→ **Work instructions**: Copy the listing below in full and skip every picture.

→ **Data excerpt**:
::::::

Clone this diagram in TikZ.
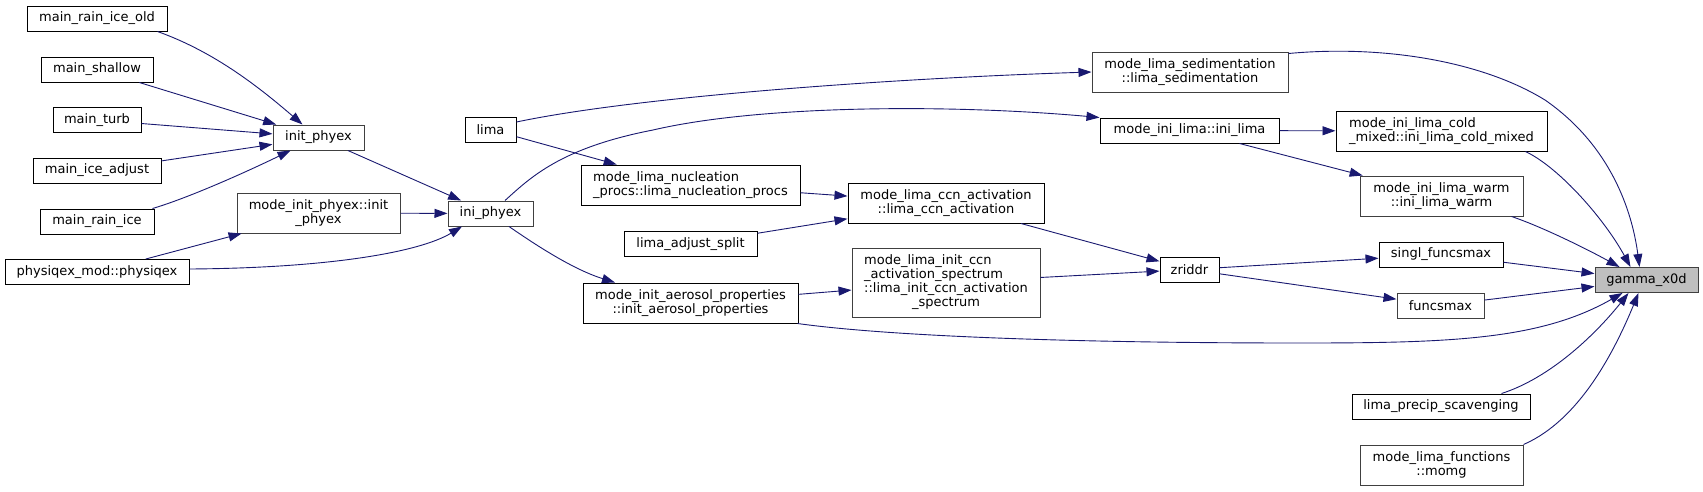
\documentclass[tikz,border=0pt]{standalone}
\usepackage{fontspec}
\setmainfont{DejaVu Sans}
\usepackage{tikz}
\usetikzlibrary{arrows.meta}

\definecolor{edgeblue}{RGB}{25,25,112}
\definecolor{focusgray}{RGB}{191,191,191}
\definecolor{darkline}{RGB}{64,64,64}

\tikzset{
  fn/.style={draw=black, line width=1pt, fill=white, inner sep=0pt, align=center,
    minimum height=25pt, font=\fontsize{13}{14}\selectfont},
  fndark/.style={fn, draw=darkline},
  call/.style={draw=edgeblue, line width=0.9pt, -{Triangle[length=13pt,width=9pt]}}
}

\begin{document}
\begin{tikzpicture}[x=1pt, y=-1pt]
  \useasboundingbox (0,0) rectangle (1703,491);

  % Main programs on the far left
  \node[fn, minimum width=140pt] (mrainiceold) at (97,18.5) {main\_rain\_ice\_old};
  \node[fn, minimum width=112pt] (mshallow) at (97,69.5) {main\_shallow};
  \node[fn, minimum width=88pt] (mturb) at (97,120) {main\_turb};
  \node[fn, minimum width=128pt] (miceadjust) at (97,170.5) {main\_ice\_adjust};
  \node[fn, minimum width=114pt] (mrainice) at (97,221.5) {main\_rain\_ice};
  \node[fn, minimum width=184pt] (physiqex) at (97,272) {physiqex\_mod::physiqex};

  % Second column
  \node[fndark, minimum width=91pt] (initphyex) at (318.5,137.5) {init\_phyex};
  \node[fndark, minimum width=163pt, minimum height=40pt] (modeinitphyex) at (318.5,213) {mode\_init\_phyex::init\\\_phyex};

  % ini_phyex and lima
  \node[fndark, minimum width=85pt] (iniphyex) at (490.5,213.5) {ini\_phyex};
  \node[fn, minimum width=51pt] (lima) at (490.5,129.5) {lima};

  % Fourth column
  \node[fn, align=left, minimum width=219pt, minimum height=40pt] (nucleation) at (690.5,185) {mode\_lima\_nucleation\\\_procs::lima\_nucleation\_procs};
  \node[fn, minimum width=133pt] (adjustsplit) at (690.5,244) {lima\_adjust\_split};
  \node[fn, minimum width=215pt, minimum height=40pt] (aerosol) at (690.5,303) {mode\_init\_aerosol\_properties\\::init\_aerosol\_properties};

  % CCN activation
  \node[fn, minimum width=196pt, minimum height=40pt] (ccnact) at (946,203) {mode\_lima\_ccn\_activation\\::lima\_ccn\_activation};
  \node[fndark, minimum width=188pt, minimum height=69pt] (ccnspectrum) at (946,282.5)
    {\begin{tabular}{@{}l@{}}mode\_lima\_init\_ccn\\\_activation\_spectrum\\::lima\_init\_ccn\_activation\\\multicolumn{1}{@{}c@{}}{\_spectrum}\end{tabular}};

  % Sixth column
  \node[fndark, minimum width=196pt, minimum height=40pt] (sedimentation) at (1190,72) {mode\_lima\_sedimentation\\::lima\_sedimentation};
  \node[fn, minimum width=179pt] (inilima) at (1189.5,130.5) {mode\_ini\_lima::ini\_lima};
  \node[fn, minimum width=59pt] (zriddr) at (1189.5,269.5) {zriddr};

  % Direct callers of gamma_x0d
  \node[fn, align=left, minimum width=211pt, minimum height=40pt] (coldmixed) at (1441.5,131) {mode\_ini\_lima\_cold\\\_mixed::ini\_lima\_cold\_mixed};
  \node[fndark, minimum width=163pt, minimum height=40pt] (warm) at (1441.5,196) {mode\_ini\_lima\_warm\\::ini\_lima\_warm};
  \node[fn, minimum width=124pt] (singlfuncsmax) at (1441,254.5) {singl\_funcsmax};
  \node[fndark, minimum width=87pt] (funcsmax) at (1440.5,305.5) {funcsmax};
  \node[fn, minimum width=178pt] (precip) at (1441,406.5) {lima\_precip\_scavenging};
  \node[fndark, minimum width=163pt, minimum height=40pt] (momg) at (1441.5,465) {mode\_lima\_functions\\::momg};

  % The function itself
  \node[fndark, fill=focusgray, minimum width=103pt] (gammaxod) at (1646.5,280) {gamma\_x0d};

  % Calls into init_phyex
  \draw[call] ([xshift=-10pt]mrainiceold.south east) .. controls (215,52) and (260,88) .. ([xshift=-16pt]initphyex.north);
  \draw[call] (mshallow) -- (initphyex);
  \draw[call] (mturb) -- (initphyex);
  \draw[call] (miceadjust) -- (initphyex);
  \draw[call] ([xshift=-2pt]mrainice.north east) .. controls (185,199) and (240,175) .. ([xshift=-28pt]initphyex.south);

  % Calls into ini_phyex
  \draw[call] (initphyex) -- (iniphyex);
  \draw[call] (modeinitphyex) -- (iniphyex);
  \draw[call] (physiqex) -- (modeinitphyex);
  \draw[call] ([yshift=3pt]physiqex.east) .. controls (330,268) and (420,252) .. ([xshift=-28.5pt]iniphyex.south);

  % From ini_phyex and lima
  \draw[call] ([xshift=14.5pt]iniphyex.north) .. controls (530,178) and (560,148) .. (653,130)
    .. controls (760,105) and (950,104) .. (inilima.north west);
  \draw[call] ([xshift=18.5pt]iniphyex.south) .. controls (540,248) and (575,270) .. ([xshift=-75.5pt]aerosol.north);
  \draw[call] ([yshift=7.5pt]lima.east) .. controls (640,96) and (900,78) .. (sedimentation.west);
  \draw[call] (lima) -- (nucleation);

  % CCN activation and zriddr
  \draw[call] (nucleation) -- (ccnact);
  \draw[call] (adjustsplit) -- (ccnact);
  \draw[call] (aerosol) -- (ccnspectrum);
  \draw[call] (ccnact) -- (zriddr);
  \draw[call] (ccnspectrum) -- (zriddr);
  \draw[call] (zriddr) -- (singlfuncsmax);
  \draw[call] (zriddr) -- (funcsmax);

  % ini_lima
  \draw[call] (inilima) -- (coldmixed);
  \draw[call] (inilima) -- (warm);

  % Everything that ends in gamma_x0d
  \draw[call] ([yshift=-2pt]sedimentation.north east) .. controls (1380,45) and (1480,60) .. (1545,100)
    .. controls (1610,145) and (1632,210) .. ([xshift=-7pt]gammaxod.north);
  \draw[call] ([xshift=-22pt]coldmixed.south east) .. controls (1560,168) and (1605,220) .. ([xshift=-16pt]gammaxod.north);
  \draw[call] ([xshift=-12pt]warm.south east) .. controls (1540,226) and (1585,248) .. ([xshift=-27pt]gammaxod.north);
  \draw[call] (singlfuncsmax) -- (gammaxod);
  \draw[call] (funcsmax) -- (gammaxod);
  \draw[call] ([xshift=-1pt]aerosol.south east) .. controls (880,335) and (1050,343) .. (1300,343)
    .. controls (1450,343) and (1540,340) .. ([xshift=-24pt]gammaxod.south);
  \draw[call] ([xshift=-29pt]precip.north east) .. controls (1550,378) and (1595,335) .. ([xshift=-18pt]gammaxod.south);
  \draw[call] (momg.north east) .. controls (1580,420) and (1615,350) .. ([xshift=-8pt]gammaxod.south);

\end{tikzpicture}
\end{document}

::::::

→ **Worked solution**:
Clone this diagram in TikZ.
\documentclass[tikz,border=0pt]{standalone}
\usepackage{fontspec}
\setmainfont{DejaVu Sans}
\usepackage{tikz}
\usetikzlibrary{arrows.meta}

\definecolor{edgeblue}{RGB}{25,25,112}
\definecolor{focusgray}{RGB}{191,191,191}
\definecolor{darkline}{RGB}{64,64,64}

\tikzset{
  fn/.style={draw=black, line width=1pt, fill=white, inner sep=0pt, align=center,
    minimum height=25pt, font=\fontsize{13}{14}\selectfont},
  fndark/.style={fn, draw=darkline},
  call/.style={draw=edgeblue, line width=0.9pt, -{Triangle[length=13pt,width=9pt]}}
}

\begin{document}
\begin{tikzpicture}[x=1pt, y=-1pt]
  \useasboundingbox (0,0) rectangle (1703,491);

  % Main programs on the far left
  \node[fn, minimum width=140pt] (mrainiceold) at (97,18.5) {main\_rain\_ice\_old};
  \node[fn, minimum width=112pt] (mshallow) at (97,69.5) {main\_shallow};
  \node[fn, minimum width=88pt] (mturb) at (97,120) {main\_turb};
  \node[fn, minimum width=128pt] (miceadjust) at (97,170.5) {main\_ice\_adjust};
  \node[fn, minimum width=114pt] (mrainice) at (97,221.5) {main\_rain\_ice};
  \node[fn, minimum width=184pt] (physiqex) at (97,272) {physiqex\_mod::physiqex};

  % Second column
  \node[fndark, minimum width=91pt] (initphyex) at (318.5,137.5) {init\_phyex};
  \node[fndark, minimum width=163pt, minimum height=40pt] (modeinitphyex) at (318.5,213) {mode\_init\_phyex::init\\\_phyex};

  % ini_phyex and lima
  \node[fndark, minimum width=85pt] (iniphyex) at (490.5,213.5) {ini\_phyex};
  \node[fn, minimum width=51pt] (lima) at (490.5,129.5) {lima};

  % Fourth column
  \node[fn, align=left, minimum width=219pt, minimum height=40pt] (nucleation) at (690.5,185) {mode\_lima\_nucleation\\\_procs::lima\_nucleation\_procs};
  \node[fn, minimum width=133pt] (adjustsplit) at (690.5,244) {lima\_adjust\_split};
  \node[fn, minimum width=215pt, minimum height=40pt] (aerosol) at (690.5,303) {mode\_init\_aerosol\_properties\\::init\_aerosol\_properties};

  % CCN activation
  \node[fn, minimum width=196pt, minimum height=40pt] (ccnact) at (946,203) {mode\_lima\_ccn\_activation\\::lima\_ccn\_activation};
  \node[fndark, minimum width=188pt, minimum height=69pt] (ccnspectrum) at (946,282.5)
    {\begin{tabular}{@{}l@{}}mode\_lima\_init\_ccn\\\_activation\_spectrum\\::lima\_init\_ccn\_activation\\\multicolumn{1}{@{}c@{}}{\_spectrum}\end{tabular}};

  % Sixth column
  \node[fndark, minimum width=196pt, minimum height=40pt] (sedimentation) at (1190,72) {mode\_lima\_sedimentation\\::lima\_sedimentation};
  \node[fn, minimum width=179pt] (inilima) at (1189.5,130.5) {mode\_ini\_lima::ini\_lima};
  \node[fn, minimum width=59pt] (zriddr) at (1189.5,269.5) {zriddr};

  % Direct callers of gamma_x0d
  \node[fn, align=left, minimum width=211pt, minimum height=40pt] (coldmixed) at (1441.5,131) {mode\_ini\_lima\_cold\\\_mixed::ini\_lima\_cold\_mixed};
  \node[fndark, minimum width=163pt, minimum height=40pt] (warm) at (1441.5,196) {mode\_ini\_lima\_warm\\::ini\_lima\_warm};
  \node[fn, minimum width=124pt] (singlfuncsmax) at (1441,254.5) {singl\_funcsmax};
  \node[fndark, minimum width=87pt] (funcsmax) at (1440.5,305.5) {funcsmax};
  \node[fn, minimum width=178pt] (precip) at (1441,406.5) {lima\_precip\_scavenging};
  \node[fndark, minimum width=163pt, minimum height=40pt] (momg) at (1441.5,465) {mode\_lima\_functions\\::momg};

  % The function itself
  \node[fndark, fill=focusgray, minimum width=103pt] (gammaxod) at (1646.5,280) {gamma\_x0d};

  % Calls into init_phyex
  \draw[call] ([xshift=-10pt]mrainiceold.south east) .. controls (215,52) and (260,88) .. ([xshift=-16pt]initphyex.north);
  \draw[call] (mshallow) -- (initphyex);
  \draw[call] (mturb) -- (initphyex);
  \draw[call] (miceadjust) -- (initphyex);
  \draw[call] ([xshift=-2pt]mrainice.north east) .. controls (185,199) and (240,175) .. ([xshift=-28pt]initphyex.south);

  % Calls into ini_phyex
  \draw[call] (initphyex) -- (iniphyex);
  \draw[call] (modeinitphyex) -- (iniphyex);
  \draw[call] (physiqex) -- (modeinitphyex);
  \draw[call] ([yshift=3pt]physiqex.east) .. controls (330,268) and (420,252) .. ([xshift=-28.5pt]iniphyex.south);

  % From ini_phyex and lima
  \draw[call] ([xshift=14.5pt]iniphyex.north) .. controls (530,178) and (560,148) .. (653,130)
    .. controls (760,105) and (950,104) .. (inilima.north west);
  \draw[call] ([xshift=18.5pt]iniphyex.south) .. controls (540,248) and (575,270) .. ([xshift=-75.5pt]aerosol.north);
  \draw[call] ([yshift=7.5pt]lima.east) .. controls (640,96) and (900,78) .. (sedimentation.west);
  \draw[call] (lima) -- (nucleation);

  % CCN activation and zriddr
  \draw[call] (nucleation) -- (ccnact);
  \draw[call] (adjustsplit) -- (ccnact);
  \draw[call] (aerosol) -- (ccnspectrum);
  \draw[call] (ccnact) -- (zriddr);
  \draw[call] (ccnspectrum) -- (zriddr);
  \draw[call] (zriddr) -- (singlfuncsmax);
  \draw[call] (zriddr) -- (funcsmax);

  % ini_lima
  \draw[call] (inilima) -- (coldmixed);
  \draw[call] (inilima) -- (warm);

  % Everything that ends in gamma_x0d
  \draw[call] ([yshift=-2pt]sedimentation.north east) .. controls (1380,45) and (1480,60) .. (1545,100)
    .. controls (1610,145) and (1632,210) .. ([xshift=-7pt]gammaxod.north);
  \draw[call] ([xshift=-22pt]coldmixed.south east) .. controls (1560,168) and (1605,220) .. ([xshift=-16pt]gammaxod.north);
  \draw[call] ([xshift=-12pt]warm.south east) .. controls (1540,226) and (1585,248) .. ([xshift=-27pt]gammaxod.north);
  \draw[call] (singlfuncsmax) -- (gammaxod);
  \draw[call] (funcsmax) -- (gammaxod);
  \draw[call] ([xshift=-1pt]aerosol.south east) .. controls (880,335) and (1050,343) .. (1300,343)
    .. controls (1450,343) and (1540,340) .. ([xshift=-24pt]gammaxod.south);
  \draw[call] ([xshift=-29pt]precip.north east) .. controls (1550,378) and (1595,335) .. ([xshift=-18pt]gammaxod.south);
  \draw[call] (momg.north east) .. controls (1580,420) and (1615,350) .. ([xshift=-8pt]gammaxod.south);

\end{tikzpicture}
\end{document}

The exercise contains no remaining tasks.